Exam Grader
Calibration-based AI grading for law-school essay exams — deployed against Polk's Spring 2026 IP class.
Exam Grader is the Lab’s calibration-based grading tool for law-school essay exams. The model doesn’t grade in a vacuum — it grades against a calibration set the faculty member has already scored, learning the rubric from worked examples before scoring the rest of the stack.
The first real deployment is the Spring 2026 Intellectual Property final exam at Penn Carey Law.
What we’re doing
- Build the calibration pipeline: ingest the rubric, the model answer, and the faculty-graded calibration set; learn the scoring pattern; apply it to the rest of the exams.
- Surface the model’s reasoning per essay — not just a score, but the rubric points it credited and the rationale.
- Run paired grading on the Spring 2026 IP final: AI scores in parallel with the faculty grader, with the differences flagged for review.

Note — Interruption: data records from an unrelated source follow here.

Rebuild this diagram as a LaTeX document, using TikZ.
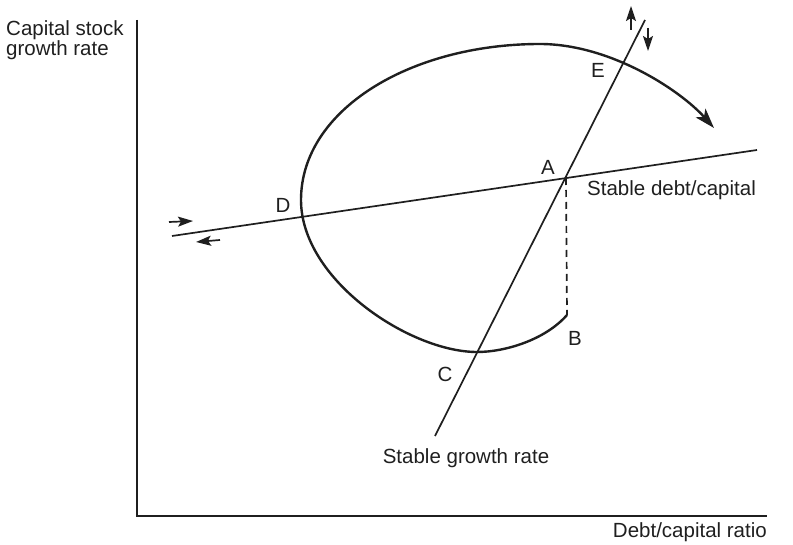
\documentclass[tikz,border=0pt]{standalone}
\usepackage{fontspec}
\setmainfont{Liberation Sans}
\usetikzlibrary{arrows.meta}
\begin{document}
\begin{tikzpicture}[x=1pt,y=-1pt,
  lbl/.style={font=\fontsize{20.5}{20.5}\selectfont, inner sep=0pt, text=black!88},
  axisline/.style={line width=1.4pt, black!88},
  thinline/.style={line width=1.7pt, black!88},
  curveline/.style={line width=2.4pt, black!88},
  smallarrow/.style={line width=1.7pt, black!88, -{Stealth[length=15pt,width=10pt,inset=3pt]}}]
\useasboundingbox (0,0) rectangle (793,545);
% axes
\coordinate (ytop) at (137,20);
\coordinate (orig) at (137,516);
\coordinate (xend) at (767,516);
\draw[axisline] (ytop) -- (orig) -- (xend);
% stable debt/capital line
\coordinate (dl) at (172,236);
\coordinate (dr) at (757,150);
\draw[thinline] (dl) -- (dr);
% stable growth line
\coordinate (gb) at (435,436);
\coordinate (gt) at (645,20);
\draw[thinline] (gb) -- (gt);
% dashed
\coordinate (Apt) at (566,178);
\coordinate (Bpt) at (567,315);
\draw[thinline, dash pattern=on 7pt off 5pt] (Apt) -- (Bpt);
% curve
\coordinate (Cmin) at (477,352);
\coordinate (Lpt) at (301,200);
\coordinate (peak) at (540,44);
\coordinate (tip) at (714,128);
\draw[curveline, -{Stealth[length=20pt,width=13pt,inset=5pt]}]
  (Bpt) .. controls (545,340) and (505,352) .. (Cmin)
        .. controls (410,352) and (301,280) .. (Lpt)
        .. controls (301,110) and (410,44) .. (peak)
        .. controls (610,44) and (680,90) .. (tip);
% small arrows
\coordinate (u1) at (631,30);
\coordinate (u2) at (631,6);
\draw[smallarrow] (u1) -- (u2);
\coordinate (d1) at (648,28);
\coordinate (d2) at (648,51);
\draw[smallarrow] (d1) -- (d2);
\coordinate (r1) at (169,222);
\coordinate (r2) at (193,221);
\draw[smallarrow] (r1) -- (r2);
\coordinate (l1) at (220,240);
\coordinate (l2) at (196,242);
\draw[smallarrow] (l1) -- (l2);
% labels
\node[lbl, anchor=west, align=left] (ylab) at (6,40) {Capital stock\\growth rate};
\node[lbl, anchor=east] (xlab) at (767,532) {Debt/capital ratio};
\node[lbl, anchor=west] (sdc) at (587,190) {Stable debt/capital};
\node[lbl] (sgr) at (466,458) {Stable growth rate};
\node[lbl] (A) at (548,167) {A};
\node[lbl] (E) at (598,70) {E};
\node[lbl] (D) at (283,205) {D};
\node[lbl] (B) at (575,338) {B};
\node[lbl] (C) at (445,374) {C};
\end{tikzpicture}
\end{document}
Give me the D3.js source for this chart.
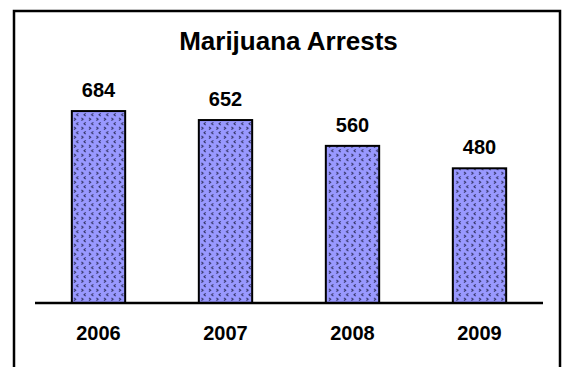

- Track agreement, surface the cases where AI and human disagree, and feed those back into the calibration design.
Why this matters
Law-school exam grading is the highest-friction step in the teaching cycle and the place where consistency matters most. A grader that anchors to a faculty member’s own calibration set — rather than to a generic rubric — is the version most likely to actually fit how that faculty grades. If it works, it changes how faculty allocate time at the most labor-intensive moment of the semester.
Status
Active build. Code lives at ~/code/exam-grader/. First deployment is the Spring 2026 IP final at Penn Carey Law; results feed Wave 2 of the AI Final Exam Project.